Bill Sinkin’s Big Love Affair (Isn’t What You Think It Is)
Published: February 12, 2014
“It was a very explosive issue; we caught a lot of flack for even raising it,” says Lanny.
Sinkin’s fight for social and racial justice stemmed from his own battles with prejudice and discrimination. The son of Russian Jewish immigrants, Sinkin faced intolerance during his childhood and was even beat up for his heritage, or as the schoolyard aggressors put it, for “not belonging,” leaving an indelible mark that allowed him to empathize with the struggles experienced by those of other races and religions.
In his mission to cultivate dialogue among cultures, Sinkin and local Palestinian poet and author Naomi Shihab Nye hosted Jewish-Arab potluck dinners at the Institute of Texan Cultures and the Mexican Cultural Institute, featuring music, traditional food and a seating arrangement that purposefully mixed the families together. (“You never know anybody, really, until you break bread with him,” Sinkin previously wrote.)
“We urged everyone to sit at tables with people they did not know and visit, as friends,” recalls Shihab Nye in an e-mail message sent from overseas. “It just mattered to both of us that people meet one another as human beings more often and share their likenesses and similar hopes—all about mutual respect.”
Shihab Nye and Sinkin shared in the notion that “peace is far too important to be left to politicians” and she says the gatherings helped give them both hope that peace among the groups could someday be achieved.
“Bill Sinkin was a positive force field. He beamed optimism and possibility. He didn’t shy away from hard labor to get something done.
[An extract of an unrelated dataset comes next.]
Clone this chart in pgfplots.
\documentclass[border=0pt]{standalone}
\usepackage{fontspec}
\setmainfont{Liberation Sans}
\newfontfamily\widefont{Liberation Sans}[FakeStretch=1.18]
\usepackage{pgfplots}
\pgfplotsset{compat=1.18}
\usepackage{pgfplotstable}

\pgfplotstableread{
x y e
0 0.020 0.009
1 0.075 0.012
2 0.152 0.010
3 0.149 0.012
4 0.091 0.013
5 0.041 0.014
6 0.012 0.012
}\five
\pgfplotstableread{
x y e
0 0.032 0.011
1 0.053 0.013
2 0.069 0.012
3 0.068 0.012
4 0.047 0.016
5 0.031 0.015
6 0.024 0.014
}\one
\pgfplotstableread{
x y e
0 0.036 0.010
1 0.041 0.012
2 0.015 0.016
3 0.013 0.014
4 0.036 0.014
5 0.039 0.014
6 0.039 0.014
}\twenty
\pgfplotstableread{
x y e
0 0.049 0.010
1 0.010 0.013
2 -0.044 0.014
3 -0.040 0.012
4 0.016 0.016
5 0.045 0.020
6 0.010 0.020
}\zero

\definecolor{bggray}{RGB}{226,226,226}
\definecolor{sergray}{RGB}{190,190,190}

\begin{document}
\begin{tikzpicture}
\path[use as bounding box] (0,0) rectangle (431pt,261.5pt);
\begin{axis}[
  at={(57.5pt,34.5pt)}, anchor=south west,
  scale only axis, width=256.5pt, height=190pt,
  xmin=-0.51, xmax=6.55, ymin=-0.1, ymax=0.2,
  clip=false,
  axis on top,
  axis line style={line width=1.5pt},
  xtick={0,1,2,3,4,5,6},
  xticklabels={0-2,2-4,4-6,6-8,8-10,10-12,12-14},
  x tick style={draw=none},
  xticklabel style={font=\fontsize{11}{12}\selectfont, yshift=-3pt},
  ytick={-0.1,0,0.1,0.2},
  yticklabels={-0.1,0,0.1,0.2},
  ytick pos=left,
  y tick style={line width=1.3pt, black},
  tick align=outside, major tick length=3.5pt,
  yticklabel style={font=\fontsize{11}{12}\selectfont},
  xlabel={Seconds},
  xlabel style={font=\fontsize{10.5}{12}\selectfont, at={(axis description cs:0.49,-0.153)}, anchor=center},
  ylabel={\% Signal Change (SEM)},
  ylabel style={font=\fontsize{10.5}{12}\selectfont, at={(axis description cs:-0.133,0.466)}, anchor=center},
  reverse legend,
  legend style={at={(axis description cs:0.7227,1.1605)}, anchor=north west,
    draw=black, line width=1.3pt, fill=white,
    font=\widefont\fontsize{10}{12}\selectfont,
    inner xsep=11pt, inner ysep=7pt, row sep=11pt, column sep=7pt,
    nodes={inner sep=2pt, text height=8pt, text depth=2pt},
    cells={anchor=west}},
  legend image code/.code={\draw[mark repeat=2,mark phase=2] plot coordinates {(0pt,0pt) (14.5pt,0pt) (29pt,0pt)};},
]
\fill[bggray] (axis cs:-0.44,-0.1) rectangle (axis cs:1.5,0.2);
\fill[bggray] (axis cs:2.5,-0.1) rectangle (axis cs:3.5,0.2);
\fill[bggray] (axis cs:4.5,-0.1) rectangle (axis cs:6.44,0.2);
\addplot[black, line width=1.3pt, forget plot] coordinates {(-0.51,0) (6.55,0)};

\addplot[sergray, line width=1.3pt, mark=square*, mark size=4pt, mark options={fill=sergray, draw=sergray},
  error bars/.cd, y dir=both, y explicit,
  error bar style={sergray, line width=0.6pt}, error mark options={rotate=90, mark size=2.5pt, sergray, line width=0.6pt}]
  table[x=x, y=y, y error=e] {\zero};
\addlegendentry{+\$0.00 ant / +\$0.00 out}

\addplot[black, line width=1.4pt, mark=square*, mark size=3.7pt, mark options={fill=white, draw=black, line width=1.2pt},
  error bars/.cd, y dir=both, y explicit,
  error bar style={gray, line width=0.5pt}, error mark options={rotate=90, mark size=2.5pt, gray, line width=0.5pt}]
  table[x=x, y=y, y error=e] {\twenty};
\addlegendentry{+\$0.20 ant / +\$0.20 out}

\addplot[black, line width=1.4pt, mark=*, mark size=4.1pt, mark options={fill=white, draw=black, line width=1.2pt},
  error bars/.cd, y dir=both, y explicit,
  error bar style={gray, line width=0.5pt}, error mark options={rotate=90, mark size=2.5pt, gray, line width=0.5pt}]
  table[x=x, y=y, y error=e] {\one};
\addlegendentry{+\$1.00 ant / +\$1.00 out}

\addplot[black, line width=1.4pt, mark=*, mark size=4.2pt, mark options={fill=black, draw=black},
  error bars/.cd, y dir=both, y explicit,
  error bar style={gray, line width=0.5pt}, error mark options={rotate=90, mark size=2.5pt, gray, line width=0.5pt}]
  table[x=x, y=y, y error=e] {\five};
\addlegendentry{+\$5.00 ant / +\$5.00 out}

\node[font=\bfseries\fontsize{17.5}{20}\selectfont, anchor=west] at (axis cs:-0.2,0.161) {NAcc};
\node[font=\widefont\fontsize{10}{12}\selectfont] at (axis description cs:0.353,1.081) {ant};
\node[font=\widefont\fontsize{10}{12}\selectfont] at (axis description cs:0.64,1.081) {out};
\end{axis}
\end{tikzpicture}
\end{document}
It doesn’t surprise me at all that he loved solar energy because he was such a massive beacon of light himself,” says Shihab Nye. “… And someday if there is more peace, it will bounce off his light panel.”
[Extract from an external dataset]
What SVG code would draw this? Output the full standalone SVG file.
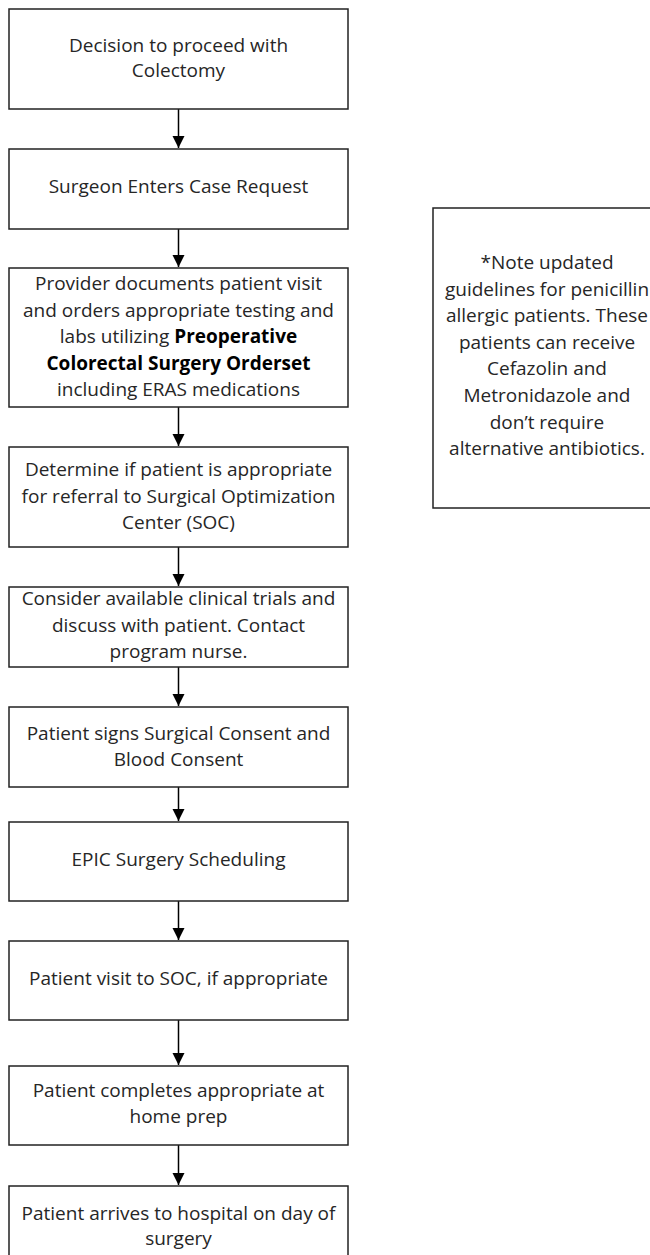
<svg xmlns="http://www.w3.org/2000/svg" width="650" height="1255" viewBox="0 0 650 1255">
  <defs>
    <marker id="arrow" markerUnits="userSpaceOnUse" markerWidth="12" markerHeight="13" refX="12" refY="6" orient="auto">
      <path d="M0,0 L12,6 L0,12 Z" fill="#000"/>
    </marker>
    <style>
      .box { fill: #fff; stroke: #222; stroke-width: 1.5; }
      .t { font-family: "Open Sans", "Noto Sans", sans-serif; font-size: 19px; fill: #262626; text-anchor: middle; }
      .b { font-weight: bold; fill: #000; }
      .conn line { stroke: #000; stroke-width: 1.5; marker-end: url(#arrow); }
    </style>
  </defs>
  <rect width="650" height="1255" fill="#fff"/>

  <g id="connectors" class="conn">
    <line x1="178.5" y1="109" x2="178.5" y2="148"/>
    <line x1="178.5" y1="229" x2="178.5" y2="267"/>
    <line x1="178.5" y1="407" x2="178.5" y2="446"/>
    <line x1="178.5" y1="547" x2="178.5" y2="586"/>
    <line x1="178.5" y1="667" x2="178.5" y2="706"/>
    <line x1="178.5" y1="787" x2="178.5" y2="821"/>
    <line x1="178.5" y1="901" x2="178.5" y2="940"/>
    <line x1="178.5" y1="1020" x2="178.5" y2="1065"/>
    <line x1="178.5" y1="1145" x2="178.5" y2="1185"/>
  </g>

  <g id="n1">
    <rect class="box" x="9" y="9" width="339" height="100"/>
    <text class="t" x="178.5" y="52">Decision to proceed with</text>
    <text class="t" x="178.5" y="77">Colectomy</text>
  </g>
  <g id="n2">
    <rect class="box" x="9" y="149" width="339" height="80"/>
    <text class="t" x="178.5" y="193">Surgeon Enters Case Request</text>
  </g>
  <g id="n3">
    <rect class="box" x="9" y="268" width="339" height="139"/>
    <text class="t" x="178.5" y="290">Provider documents patient visit</text>
    <text class="t" x="178.5" y="316.5">and orders appropriate testing and</text>
    <text class="t" x="178.5" y="343">labs utilizing <tspan class="b">Preoperative</tspan></text>
    <text class="t b" x="178.5" y="369.5">Colorectal Surgery Orderset</text>
    <text class="t" x="178.5" y="396">including ERAS medications</text>
  </g>
  <g id="n4">
    <rect class="box" x="9" y="447" width="339" height="100"/>
    <text class="t" x="178.5" y="476">Determine if patient is appropriate</text>
    <text class="t" x="178.5" y="502.5">for referral to Surgical Optimization</text>
    <text class="t" x="178.5" y="529">Center (SOC)</text>
  </g>
  <g id="n5">
    <rect class="box" x="9" y="587" width="339" height="80"/>
    <text class="t" x="178.5" y="605">Consider available clinical trials and</text>
    <text class="t" x="178.5" y="631.5">discuss with patient. Contact</text>
    <text class="t" x="178.5" y="658">program nurse.</text>
  </g>
  <g id="n6">
    <rect class="box" x="9" y="707" width="339" height="80"/>
    <text class="t" x="178.5" y="740">Patient signs Surgical Consent and</text>
    <text class="t" x="178.5" y="766">Blood Consent</text>
  </g>
  <g id="n7">
    <rect class="box" x="9" y="822" width="339" height="79"/>
    <text class="t" x="178.5" y="866">EPIC Surgery Scheduling</text>
  </g>
  <g id="n8">
    <rect class="box" x="9" y="941" width="339" height="79"/>
    <text class="t" x="178.5" y="985">Patient visit to SOC, if appropriate</text>
  </g>
  <g id="n9">
    <rect class="box" x="9" y="1066" width="339" height="79"/>
    <text class="t" x="178.5" y="1097">Patient completes appropriate at</text>
    <text class="t" x="178.5" y="1123">home prep</text>
  </g>
  <g id="n10">
    <rect class="box" x="9" y="1186" width="339" height="80"/>
    <text class="t" x="178.5" y="1220">Patient arrives to hospital on day of</text>
    <text class="t" x="178.5" y="1245">surgery</text>
  </g>

  <g id="note">
    <rect class="box" x="433" y="208" width="228" height="300"/>
    <text class="t" x="547" y="269">*Note updated</text>
    <text class="t" x="547" y="295.6">guidelines for penicillin</text>
    <text class="t" x="547" y="322.2">allergic patients. These</text>
    <text class="t" x="547" y="348.8">patients can receive</text>
    <text class="t" x="547" y="375.4">Cefazolin and</text>
    <text class="t" x="547" y="402">Metronidazole and</text>
    <text class="t" x="547" y="428.6">don’t require</text>
    <text class="t" x="547" y="455.2">alternative antibiotics.</text>
  </g>
</svg>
Sinkin’s reputation for reaching across the aisle found its way into the political sphere as well. With a deep love for politics, Sinkin worked for the Democratic Party on every presidential campaign since Franklin D. Roosevelt’s, and served as a precinct chair in Alamo Heights for most of his life.
Close family friend, former U.S. Congressman Charlie Gonzalez (son of Henry B. Gonzalez) says Sinkin not only supported their campaigns financially, but offered precious policy guidance, especially in the areas of finance, economic development and public projects.
“It was his advice and counsel that was invaluable. You could always count on Mr. Sinkin to sit down with you and give you his opinion of things, knowing you’d come out with greater insight. In fact, I don’t know very many elected officials that didn’t have Bill Sinkin on their Kitchen Cabinet [an informal circle of political advisers],” Gonzalez tells the Current.
“If you knew him personally or not, I guarantee you his advice found its way into public policy,” says Gonzalez, “I can assure you, Mr. Sinkin had tremendous input.”
Aside from being in the ear of local officials as an informal adviser, Sinkin took on his own major public works project. Dubbed the “Sun King” by admirers, Sinkin early on encouraged solar energy, having the foresight to understand its potential to loosen our dependency on fossil fuels.